You give a simple instruction:
“Handle all support tickets today.”
And it happens.
But what looks simple on the surface hides a deeper question:
How does the system actually decide what to do next?
Introduction
AI coworkers feel almost invisible when they work well.
Tasks get completed. Responses go out. Systems update themselves.
But underneath that smooth experience is a structured process, one that closely resembles how humans think and act. Understanding this process is important.
Because once you see how it works, you also see where things can go right or wrong.

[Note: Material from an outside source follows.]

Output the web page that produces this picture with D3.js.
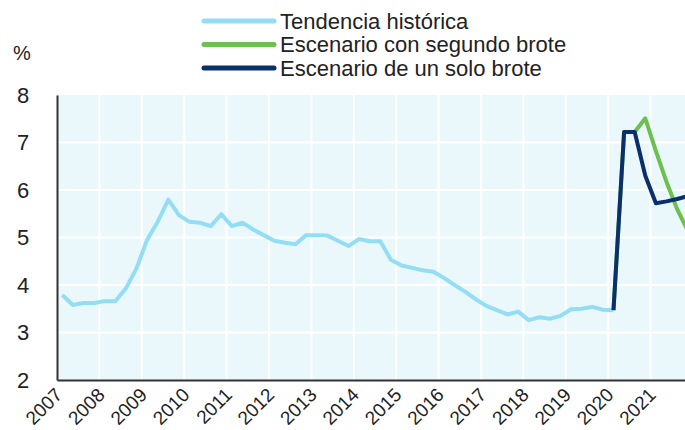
<!DOCTYPE html>
<html>
<head>
<meta charset="utf-8">
<script src="https://cdn.jsdelivr.net/npm/d3@7"></script>
<style>
    body { margin: 0; background: #fff; }
    svg { display: block; font-family: "Liberation Sans", Arial, sans-serif; }
</style>
</head>
<body>
<div id="chart"></div>
<script>
// quarterly data, first value = Q1 of the start year
const startHistorico = 2007;
const historico = [
    3.79, 3.58, 3.62, 3.62, 3.66, 3.66, 3.93, 4.35,
    4.95, 5.33, 5.80, 5.47, 5.33, 5.31, 5.24, 5.49,
    5.24, 5.31, 5.17, 5.05, 4.93, 4.89, 4.86, 5.05,
    5.05, 5.04, 4.93, 4.82, 4.97, 4.92, 4.92, 4.53,
    4.41, 4.36, 4.31, 4.28, 4.15, 4.00, 3.86, 3.70,
    3.56, 3.47, 3.38, 3.44, 3.26, 3.32, 3.29, 3.35,
    3.49, 3.50, 3.54, 3.48, 3.47
];
const startEscenarios = 2020;
const segundoBrote = [3.47, 7.22, 7.22, 7.51, 6.82, 6.17, 5.60, 5.15];
const unSoloBrote = [3.47, 7.22, 7.22, 6.30, 5.72, 5.76, 5.81, 5.87];

const years = [2007, 2008, 2009, 2010, 2011, 2012, 2013, 2014, 2015, 2016, 2017, 2018, 2019, 2020, 2021];
const yTicks = [2, 3, 4, 5, 6, 7, 8];

const legendItems = [
    { label: 'Tendencia histórica', color: '#93def5' },
    { label: 'Escenario con segundo brote', color: '#6cc04f' },
    { label: 'Escenario de un solo brote', color: '#0a2f6b' }
];

const width = 685, height = 430;

let svg = d3.select('#chart')
    .append('svg')
    .attr('width', width)
    .attr('height', height);

let xScale = d3.scaleLinear().domain([2007, 2022]).range([57, 693]);
let yScale = d3.scaleLinear().domain([2, 8]).range([380, 95]);

function toPoints(values, start) {
    return values.map((v, i) => ({ t: start + (i + 0.5) / 4, v: v }));
}

// plot background
svg.append('rect')
    .attr('x', xScale(2007))
    .attr('y', yScale(8))
    .attr('width', xScale(2022) - xScale(2007))
    .attr('height', yScale(2) - yScale(8))
    .style('fill', '#eaf8fc');

// grid
svg.append('g')
    .selectAll('line')
    .data(years.slice(1).concat([2022]))
    .enter()
    .append('line')
    .attr('x1', (d) => xScale(d))
    .attr('x2', (d) => xScale(d))
    .attr('y1', yScale(8))
    .attr('y2', yScale(2))
    .style('stroke', '#fff')
    .style('stroke-width', 2);

svg.append('g')
    .selectAll('line')
    .data(yTicks.slice(1, -1))
    .enter()
    .append('line')
    .attr('x1', xScale(2007))
    .attr('x2', xScale(2022))
    .attr('y1', (d) => yScale(d))
    .attr('y2', (d) => yScale(d))
    .style('stroke', '#fff')
    .style('stroke-width', 2);

// axes
let yAxis = svg.append('g')
    .attr('transform', `translate(${xScale(2007)}, 0)`)
    .call(d3.axisLeft(yScale).tickValues(yTicks).tickFormat(d3.format('d')).tickSize(0).tickPadding(0));
yAxis.select('.domain').style('stroke', '#333').style('stroke-width', 2);
yAxis.selectAll('text')
    .attr('x', -34)
    .attr('text-anchor', 'middle')
    .style('font-size', '22px')
    .style('fill', '#222')
    .style('font-family', '"Liberation Sans", Arial, sans-serif');

let xAxis = svg.append('g')
    .attr('transform', `translate(0, ${yScale(2)})`)
    .call(d3.axisBottom(xScale).tickValues(years).tickFormat(d3.format('d')).tickSize(0));
xAxis.select('.domain').style('stroke', '#333').style('stroke-width', 2);
xAxis.selectAll('text')
    .attr('y', 0)
    .attr('dy', 0)
    .attr('text-anchor', 'end')
    .attr('transform', 'translate(6, 16) rotate(-45)')
    .style('font-size', '19px')
    .style('fill', '#222')
    .style('font-family', '"Liberation Sans", Arial, sans-serif');

// lines
let line = d3.line()
    .x((d) => xScale(d.t))
    .y((d) => yScale(d.v));

svg.append('path')
    .datum(toPoints(historico, startHistorico))
    .attr('d', line)
    .style('fill', 'none')
    .style('stroke', legendItems[0].color)
    .style('stroke-width', 4)
    .style('stroke-linejoin', 'round');

svg.append('path')
    .datum(toPoints(segundoBrote, startEscenarios))
    .attr('d', line)
    .style('fill', 'none')
    .style('stroke', legendItems[1].color)
    .style('stroke-width', 4)
    .style('stroke-linejoin', 'round');

svg.append('path')
    .datum(toPoints(unSoloBrote, startEscenarios))
    .attr('d', line)
    .style('fill', 'none')
    .style('stroke', legendItems[2].color)
    .style('stroke-width', 4)
    .style('stroke-linejoin', 'round');

// unit label
svg.append('text')
    .attr('x', 22)
    .attr('y', 60)
    .attr('text-anchor', 'middle')
    .style('font-size', '20px')
    .style('fill', '#222')
    .text('%');

// legend
let legend = svg.append('g')
    .selectAll('g')
    .data(legendItems)
    .enter()
    .append('g')
    .attr('transform', (d, i) => `translate(204, ${21 + i * 23.5})`);

legend.append('line')
    .attr('x1', 0)
    .attr('x2', 70)
    .style('stroke', (d) => d.color)
    .style('stroke-width', 5)
    .style('stroke-linecap', 'round');

legend.append('text')
    .attr('x', 76)
    .attr('dy', '0.35em')
    .style('font-size', '22px')
    .style('fill', '#222')
    .text((d) => d.label);
</script>
</body>
</html>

Step 1: Interpreting the Goal
Everything starts with a goal.
Unlike traditional software, AI coworkers don’t rely on rigid instructions. They begin by interpreting intent.
For example:
“Handle customer support tickets”
The system breaks this into meaning:
- What counts as a “ticket”?
- What actions are expected?
- What outcome defines success?
This is similar to how a new employee clarifies a task before starting.
Step 2: Breaking the Goal into a Plan
Once the goal is understood, the AI creates a plan.
Think of this as a mental checklist:
- Read incoming tickets
- Categorize them
- Prioritize urgency
- Decide response type
- Take action
This planning step is crucial.
Here’s what most people don’t notice:
The AI is not just executing, it is deciding how to execute.
Step 3: Connecting to Tools and Systems
An AI coworker doesn’t work alone. It interacts with multiple systems.
These can include:
- Databases
- APIs
- Internal platforms
At this stage, it gathers information:
- Customer history
- Previous interactions
- Relevant data
This is similar to how a human checks records before responding.
Step 4: Decision Making
Now comes the core layer, decision making.
Based on data and rules, the AI determines:
- Which tickets need immediate attention?
- Which can be automated?
- Which require escalation?
This is not random.It follows:
- Learned patterns
- Predefined policies
- Contextual signals
But it is still a form of probabilistic judgment, not certainty.
Step 5: Taking Action
Once a decision is made, the AI executes.It can:
- Draft and send responses
- Update systems
- Trigger workflows
At this point, the system behaves like an active participant, not just a tool.
Step 6: Feedback and Adjustment
After execution, the system doesn’t stop.It observes outcomes:
- Was the response correct?
- Did the user respond positively?
- Was escalation needed later?
If feedback is available, it adjusts future behavior.
A Simple Analogy
Imagine assigning work to a junior employee:
- You give a goal
- They plan their approach
- They gather information
- They make decisions
- They execute and report back
Now remove time delays and scale it infinitely.That’s how an AI coworker operates.
Insight Layer
The important shift is not automation, it’s structured autonomy.
AI coworkers are not blindly following scripts.
They are operating within a loop:
Understand → Plan → Decide → Act → Learn.
This loop is what gives them flexibility and unpredictability.
Key Takeaways
- AI coworkers start with interpreting intent, not instructions.
- They break goals into actionable plans.
- They interact with real systems to gather context.
- Decision-making is based on patterns and rules, not certainty.
- They continuously adjust based on feedback.
Conclusion
AI coworkers may look simple from the outside. But internally, they follow a layered process that closely mirrors human workflows, only faster and at scale.
Understanding this process is essential.
Because once systems begin to decide and act, the real question is no longer about capability.
It becomes:
Do we fully understand the decisions being made on our behalf?